Genre ist wild und wüst

Danishka Esterhazy hat mit diesem Film ein Händchen für Tonalität und Kenntnis dessen bewiesen, was es heißt, in der Gegenwart solch ein Vorhaben zu realisieren. Der Film weiß genau, was er sein will, und schreckt nicht davor zurück, den Zuschauer*innen die Art von Morden zu bieten, die man von dieser Art von Film erwartet. Aber nicht bevor er so viele Horror-Slasher-Splatter-Tropen wie möglich auf den Kopf stellt. Wenn die Frauen sich mit den geschlechtsspezifischen Stereotypen aus Horrorfilmen auseinandersetzen, ist der Umgang damit unkonventionell und erfrischend subversiv.
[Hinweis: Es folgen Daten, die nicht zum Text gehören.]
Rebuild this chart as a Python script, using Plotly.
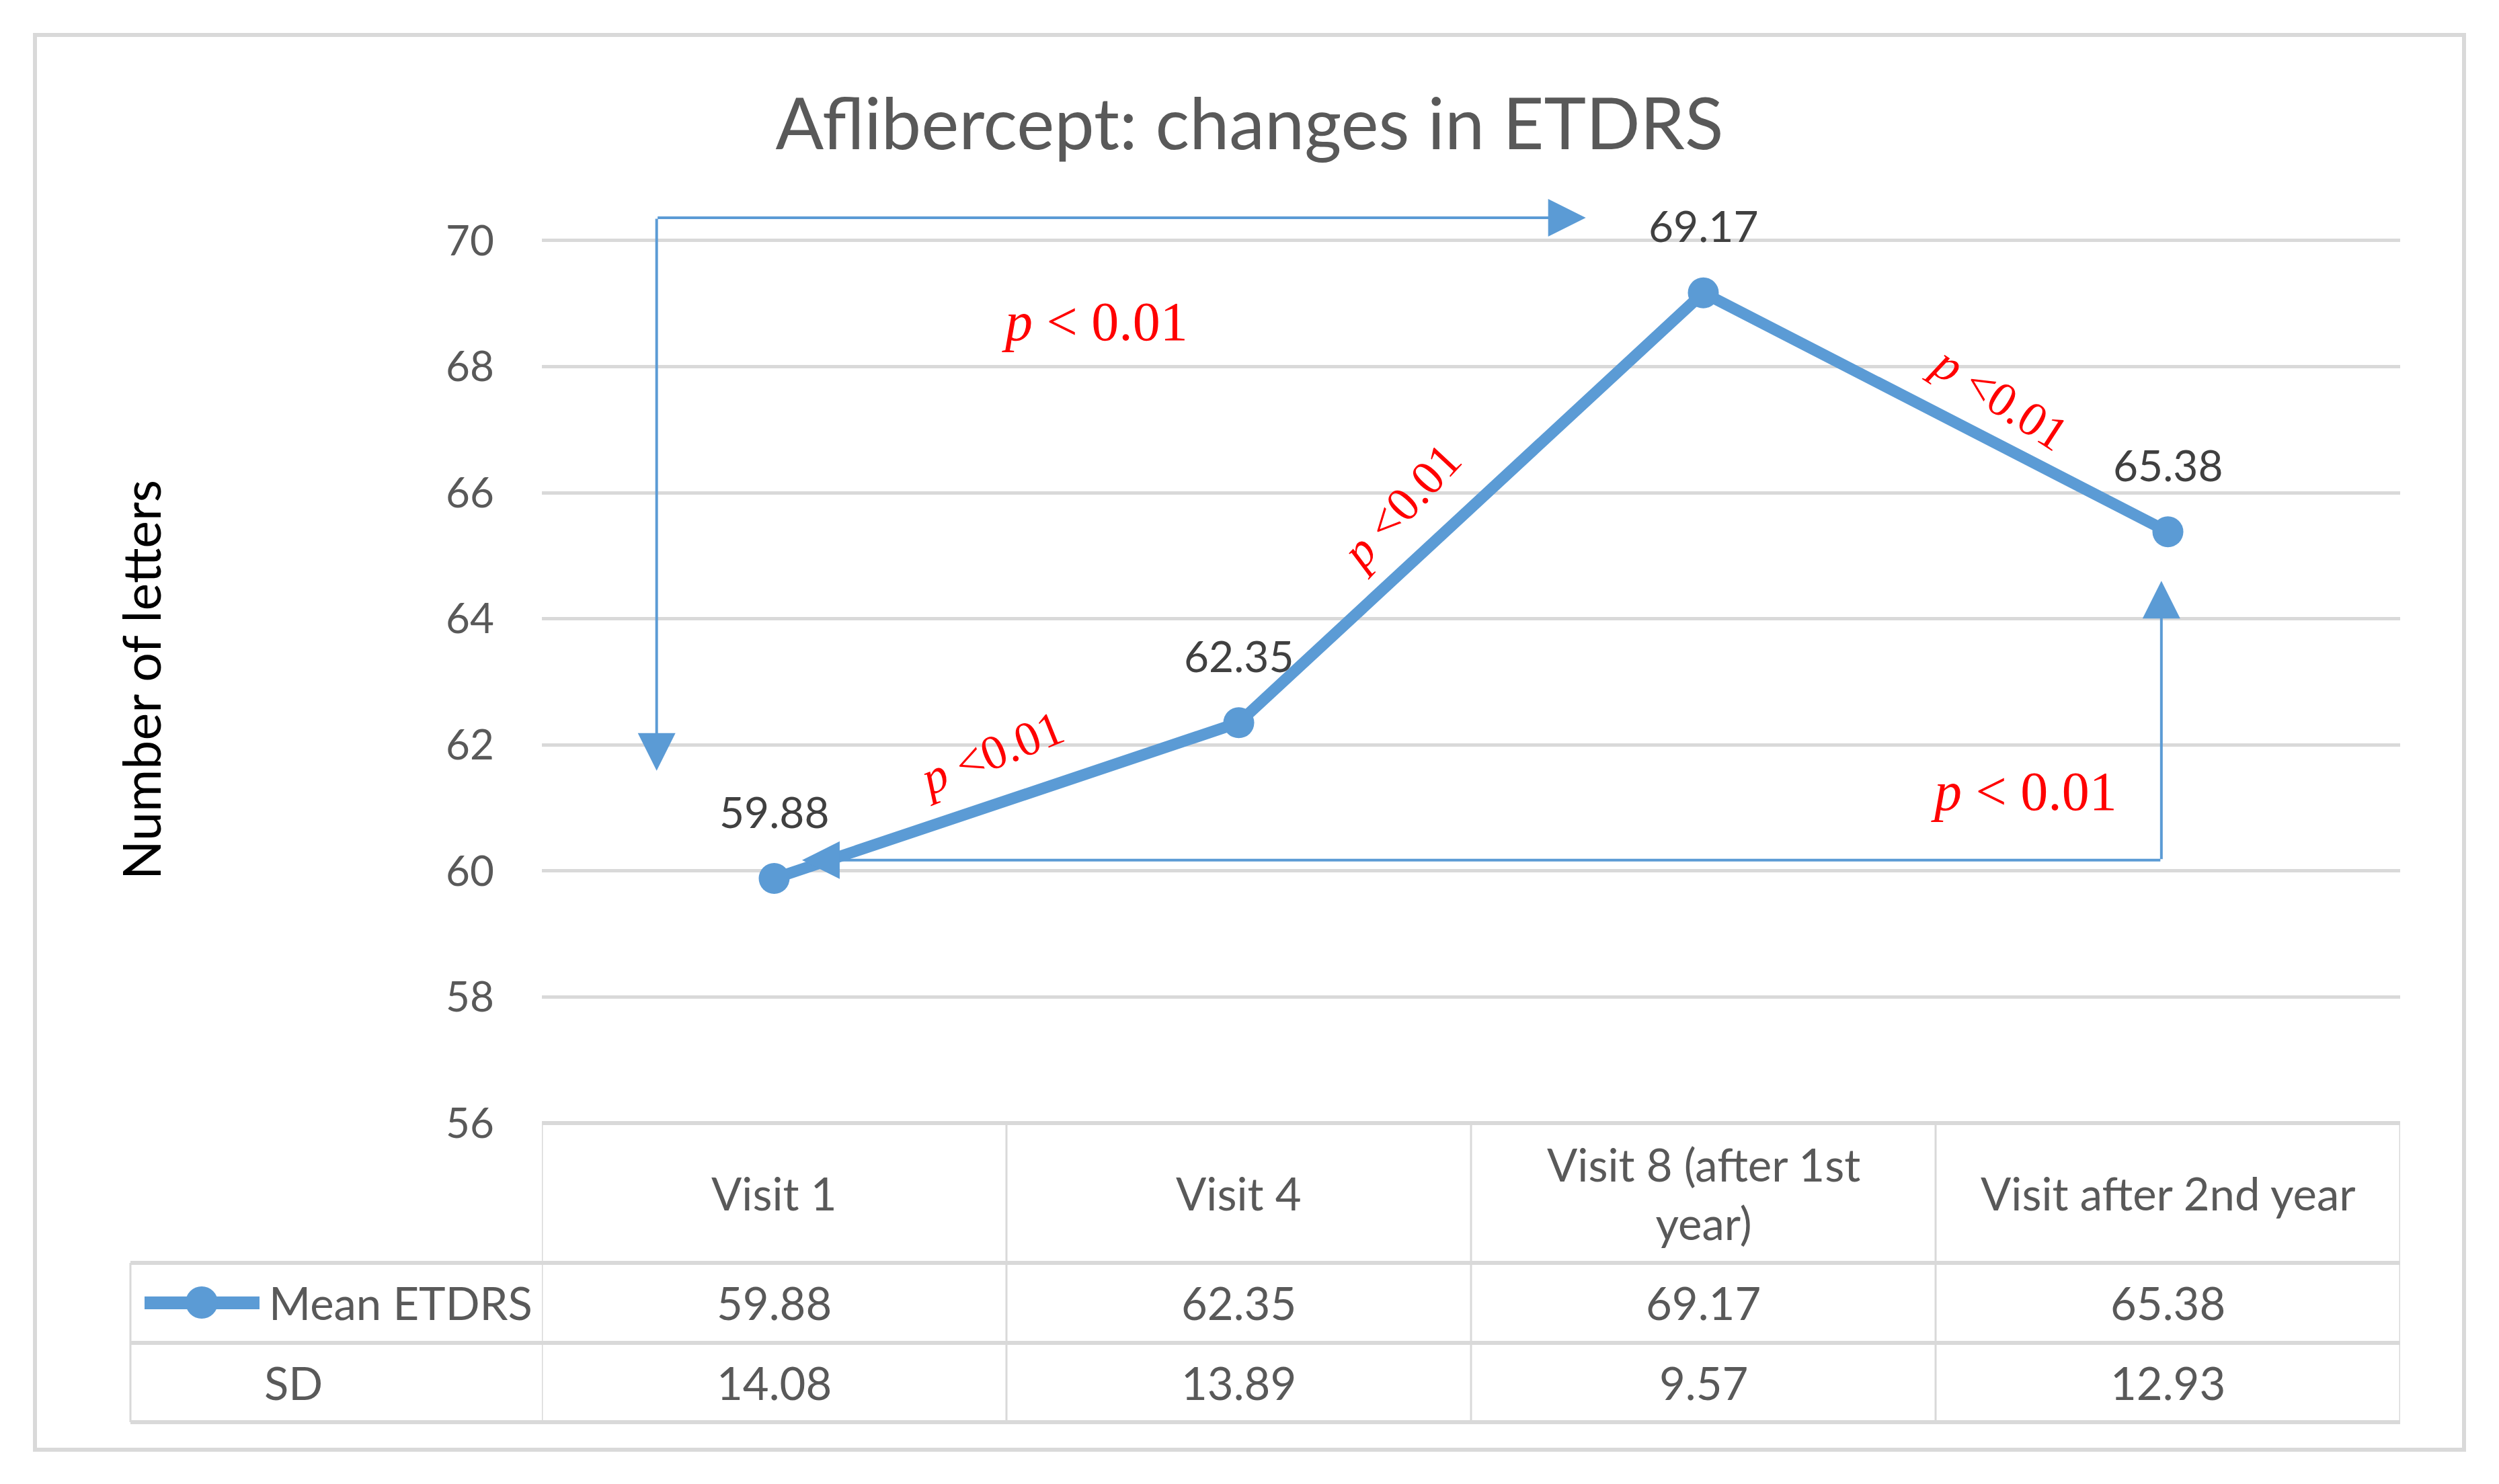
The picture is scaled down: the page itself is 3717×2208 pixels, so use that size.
import plotly.graph_objects as go

# ---- data ----
categories = ["Visit 1", "Visit 4", "Visit 8 (after 1st year)", "Visit after 2nd year"]
header_labels = ["Visit 1", "Visit 4", "Visit 8 (after 1st<br>year)", "Visit after 2nd year"]
mean_etdrs = [59.88, 62.35, 69.17, 65.38]
sd_values = [14.08, 13.89, 9.57, 12.93]
y_ticks = [56, 58, 60, 62, 64, 66, 68, 70]

W, H = 3717, 2208
PL, PR, PT, PB = 806, 3570, 264, 1671
BLUE = "#5B9BD5"
GRID = "#D9D9D9"
TXT = "#595959"
FONT = "Lato"


def px(x):
    return (x - PL) / (PR - PL)


def py(y):
    return (PB - y) / (PB - PT)


xs = list(range(len(categories)))

fig = go.Figure()
fig.add_trace(go.Scatter(
    x=xs, y=mean_etdrs, mode="lines+markers",
    line=dict(color=BLUE, width=17),
    marker=dict(color=BLUE, size=46),
    showlegend=False, hoverinfo="skip",
))

annotations = []
shapes = []

# data labels
for x, v in zip(xs, mean_etdrs):
    annotations.append(dict(x=x, y=v, xref="x", yref="y", text=f"{v:.2f}", showarrow=False,
                            yshift=100, font=dict(family=FONT, size=64, color="#404040")))

# bracket arrows
arrow_style = dict(showarrow=True, arrowhead=2, arrowsize=2.8, arrowwidth=4, arrowcolor=BLUE,
                   axref="x", ayref="y", xref="x", yref="y", text="", standoff=0, startstandoff=0)
# top bracket: Visit 1 -> Visit 8
annotations.append(dict(x=1.747, y=70.36, ax=-0.253, ay=70.36, **arrow_style))
annotations.append(dict(x=-0.253, y=61.59, ax=-0.253, ay=70.36, **arrow_style))
# bottom bracket: Visit 1 <-> after 2nd year
annotations.append(dict(x=0.06, y=60.17, ax=2.986, ay=60.17, **arrow_style))
annotations.append(dict(x=2.986, y=64.60, ax=2.986, ay=60.17, **arrow_style))


# p-value labels
def p_ann(x, y, angle, size, text):
    annotations.append(dict(x=x, y=y, xref="x", yref="y", text=text, showarrow=False,
                            textangle=angle, xanchor="center", yanchor="middle",
                            font=dict(family="Liberation Serif", size=size, color="#FF0000")))


p_main = "<i>p</i> < 0.01"
p_tight = "<i>p</i> <0.01"
p_ann(0.69, 68.71, 0, 82, p_main)
p_ann(2.69, 61.26, 0, 82, p_main)
p_ann(0.467, 61.86, -22, 72, p_tight)
p_ann(1.348, 65.78, -47, 72, p_tight)
p_ann(2.638, 67.50, 33, 72, p_tight)

# y-axis title
annotations.append(dict(x=px(209), y=py(1012), xref="paper", yref="paper", text="Number of letters",
                        showarrow=False, textangle=-90, xanchor="center", yanchor="middle",
                        font=dict(family=FONT, size=77, color="#000000")))

# ---- data table below the plot ----
row_top, row_mid1, row_mid2, row_bot = 1671, 1879, 1998, 2116
left_col = 194
# horizontal borders
shapes.append(dict(type="line", xref="paper", yref="paper", x0=0, x1=1, y0=py(row_top), y1=py(row_top),
                   line=dict(color=GRID, width=6)))
for yy in (row_mid1, row_mid2, row_bot):
    shapes.append(dict(type="line", xref="paper", yref="paper", x0=px(left_col), x1=1, y0=py(yy), y1=py(yy),
                       line=dict(color=GRID, width=6)))
# vertical borders
for i in range(len(categories) + 1):
    shapes.append(dict(type="line", xref="x", yref="paper", x0=i - 0.5, x1=i - 0.5,
                       y0=py(row_top), y1=py(row_bot), line=dict(color=GRID, width=3)))
shapes.append(dict(type="line", xref="paper", yref="paper", x0=px(left_col), x1=px(left_col),
                   y0=py(row_mid1), y1=py(row_bot), line=dict(color=GRID, width=3)))

tfont = dict(family=FONT, size=67, color=TXT)
for x, h, m, s in zip(xs, header_labels, mean_etdrs, sd_values):
    annotations.append(dict(x=x, y=py((row_top + row_mid1) / 2), xref="x", yref="paper", text=h,
                            showarrow=False, font=tfont, align="center", xanchor="center", yanchor="middle"))
    annotations.append(dict(x=x, y=py((row_mid1 + row_mid2) / 2), xref="x", yref="paper", text=f"{m:.2f}",
                            showarrow=False, font=tfont, xanchor="center", yanchor="middle"))
    annotations.append(dict(x=x, y=py((row_mid2 + row_bot) / 2), xref="x", yref="paper", text=f"{s:.2f}",
                            showarrow=False, font=tfont, xanchor="center", yanchor="middle"))

# legend key in table
ky = py((row_mid1 + row_mid2) / 2)
shapes.append(dict(type="line", xref="paper", yref="paper", x0=px(215), x1=px(386), y0=ky, y1=ky,
                   line=dict(color=BLUE, width=19)))
shapes.append(dict(type="circle", xref="paper", yref="paper", x0=px(276), x1=px(324),
                   y0=py(1938 + 24), y1=py(1938 - 24), fillcolor=BLUE, line=dict(width=0)))
annotations.append(dict(x=px(398), y=ky, xref="paper", yref="paper", text="Mean ETDRS", xanchor="left",
                        yanchor="middle", showarrow=False, font=tfont))
annotations.append(dict(x=px(436), y=py((row_mid2 + row_bot) / 2), xref="paper", yref="paper", text="SD",
                        xanchor="center", yanchor="middle", showarrow=False, font=tfont))

# outer border
shapes.append(dict(type="rect", xref="paper", yref="paper", x0=px(52), x1=px(3665), y0=py(52), y1=py(2157),
                   line=dict(color=GRID, width=6), layer="below"))

fig.update_layout(
    width=W, height=H,
    margin=dict(l=PL, r=W - PR, t=PT, b=H - PB),
    paper_bgcolor="white", plot_bgcolor="white",
    title=dict(text="Aflibercept: changes in ETDRS", x=0.5, xref="container", y=1 - 185 / H,
               yref="container", xanchor="center", yanchor="middle",
               font=dict(family=FONT, size=106, color=TXT)),
    xaxis=dict(range=[-0.5, 3.5], showticklabels=False, showgrid=False, zeroline=False,
               showline=False, ticks="", automargin=False),
    yaxis=dict(range=[56, 71], tickvals=y_ticks, ticktext=[str(t) for t in y_ticks],
               showgrid=True, gridcolor=GRID, gridwidth=5, zeroline=False, showline=False,
               ticks="", ticklabelstandoff=70, automargin=False,
               tickfont=dict(family=FONT, size=62, color=TXT)),
    annotations=annotations,
    shapes=shapes,
)

fig.write_html(
    "out.html",
    config={"displayModeBar": False},
    post_script="document.body.style.margin='0';document.body.style.padding='0';"
                "document.body.style.overflow='hidden';",
)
Passend zu all der Postmodernität wird das Vorhaben mit einem Interesse für True-Crime Podcasts ins Rollen gebracht, die männlichen Figuren sind allesamt nicht zu gebrauchen, und es hat den Anschein, als würde bei allen Meta-Kommentaren buchstäblich die vierte Wand durchbrechen — Hey ihr da, im Kino!

Festivals wie das Hard:Line beweisen, dass es sich lohnt, über den Tellerrand hinwegzusehen und dass man auf Leinwand mehr wagen sollte. Florian Scheuerer ist einer von diesen Menschen, die sich dazu entschieden haben, die Fahne für genau solche Filme aufrechtzuerhalten. Aus dem Genre kommen Impulse, neue Ideen und wüste Kreativität. Nicht umsonst hat sich Marvel mit David F. Sandberg und James Gunn Horrorfilm-Regisseure geholt, und man darf auch nicht vergessen, in welchem Genre Steven Spielberg und James Cameron ihre ersten Schritte gegangen sind — im Horrorfilm.